Reinforcement Learning from Human Feedback (RLHF) is a technique that improves the alignment of Pretrained Large Language Models (LLMs) with human values, enhancing their usefulness and reliability. However, training LLMs with RLHF is a resource-intensive and complex task, posing significant obstacles to widespread implementation due to its computational intensity.
In response to this challenge, several methods have been developed, including RLHF, RLAIF, and LoRA. RLHF involves fitting a reward model on preferred outputs, then training a policy using reinforcement learning algorithms like PPO. Given the cost of labeling examples for reward model training, some techniques have substituted human feedback with AI feedback. It’s also worth mentioning Parameter Efficient Fine-Tuning (PEFT) methods, which reduce the number of trainable parameters in PLMs while preserving performance levels. A notable example of PEFT is LoRA, which factorizes weight updates into trainable low-rank matrices, permitting the training of only a small percentage of the total parameters.
In a significant advancement in this field, a team of Google researchers has introduced Parameter-Efficient Reinforcement Learning (PERL), leveraging LoRA to enhance models more resource-effectively. While preserving the operational performance of conventional RLHF methods, PERL drastically reduces computational and memory usage, enabling selective training of adapters while maintaining the core model.
PERL redefines how RLHF models are trained, using LoRA to boost parameter efficiency across a wide range of datasets.

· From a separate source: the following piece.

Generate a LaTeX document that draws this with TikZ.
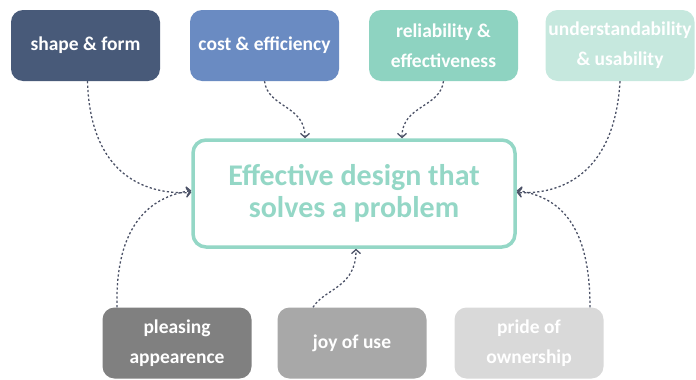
\documentclass[tikz,border=0pt]{standalone}
\usepackage{fontspec}
\setmainfont{Carlito}
\usetikzlibrary{arrows.meta}

\definecolor{shapeblue}{HTML}{485A79}
\definecolor{costblue}{HTML}{6A8BC2}
\definecolor{reliteal}{HTML}{8ED3C1}
\definecolor{underteal}{HTML}{C6E8DE}
\definecolor{hubteal}{HTML}{94D7C6}
\definecolor{pleasegray}{HTML}{808080}
\definecolor{joygray}{HTML}{A8A8A8}
\definecolor{pridegray}{HTML}{D9D9D9}
\definecolor{linkgray}{HTML}{4B5166}

\tikzset{
  box/.style={rounded corners=12pt, minimum width=149pt, minimum height=71pt,
    text=white, align=center, inner sep=0pt,
    font=\bfseries\fontsize{19.5}{30}\selectfont},
  hub/.style={draw=hubteal, line width=3.5pt, rounded corners=13pt,
    minimum width=322pt, minimum height=107pt, text=hubteal, align=center,
    font=\bfseries\fontsize{30}{32}\selectfont},
  link/.style={linkgray, line width=1.3pt, dash pattern=on 2.2pt off 2.2pt,
    -{Straight Barb[length=4pt,width=9pt,line width=1.3pt]}}
}

\begin{document}
\begin{tikzpicture}[x=1pt, y=-1pt]
        \useasboundingbox (0,0) rectangle (696,380);

        % top row
        \node [box, fill=shapeblue] (sf) at (85.5,45.5) {shape \& form};
        \node [box, fill=costblue] (ce) at (264.5,45.5) {cost \& efficiency};
        \node [box, fill=reliteal] (re) at (443.5,45.5) {reliability \&\\effectiveness};
        \node [box, fill=underteal] (uu) at (620,45.5) {understandability\\\& usability};

        % centre
        \node [hub, fill=white] (hub) at (354,193.5) {Effective design that\\solves a problem};

        % bottom row
        \node [box, fill=pleasegray] (pa) at (177,343) {pleasing\\appearence};
        \node [box, fill=joygray] (jo) at (352,343) {joy of use};
        \node [box, fill=pridegray] (po) at (529,343) {pride of\\ownership};

        % connectors
        \draw [link] ([xshift=2]sf.south) .. controls (90,170) and (140,195) .. ([yshift=1]hub.west);
        \draw [link] (ce.south) .. controls (268,108) and (305,105) .. ([xshift=-49]hub.north);
        \draw [link] (re.south) .. controls (440,108) and (402,105) .. ([xshift=48]hub.north);
        \draw [link] (uu.south) .. controls (615,170) and (565,195) .. ([yshift=1]hub.east);
        \draw [link] ([xshift=-60]pa.north) .. controls (115,225) and (150,197) .. ([yshift=3]hub.west);
        \draw [link] ([xshift=-39]jo.north) .. controls (325,288) and (356,288) .. ([xshift=2]hub.south);
        \draw [link] ([xshift=61]po.north) .. controls (590,225) and (560,197) .. ([yshift=3]hub.east);

\end{tikzpicture}
\end{document}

It utilises a diverse mix of data, including text summarizations from Reddit TL;DR and BOLT English SMS/Chat, harmless response preference modeling, helpfulness metrics derived from the Stanford Human Preferences Dataset, and UI Automation tasks based on human demonstrations. Crowdsourced Taskmaster datasets are also used, with a focus on refining model responses modelled on conversational interactions in specific scenarios.
Results from the study underline PERL’s efficacy in aligning with standard RLHF outcomes, achieving a 50% reduction in memory usage and accelerating Reward Model training by up to 90%. Models enhanced with LoRA match the accuracy of fully trained counterparts, but with half the peak HBM usage and 40% faster training. Despite reducing computational demands, PERL upholds the high performance of RLHF, presenting a promising prospect for employing ensemble models like Mixture-of-LoRA for robust, cross-domain generalizations, and using weight-averaged adapters to minimise reward hacking risks.
To summarize, Google’s PERL innovation is a significant stride forward in aligning AI with human values and preferences, achieving remarkable computational efficiency with LLMs. In overcoming the computational challenges associated with RLHF, PERL has set a new benchmark for future research in AI alignment, demonstrating how resource-efficient techniques can revolutionise artificial intelligence, making it more accessible, effective, and attuned to human values.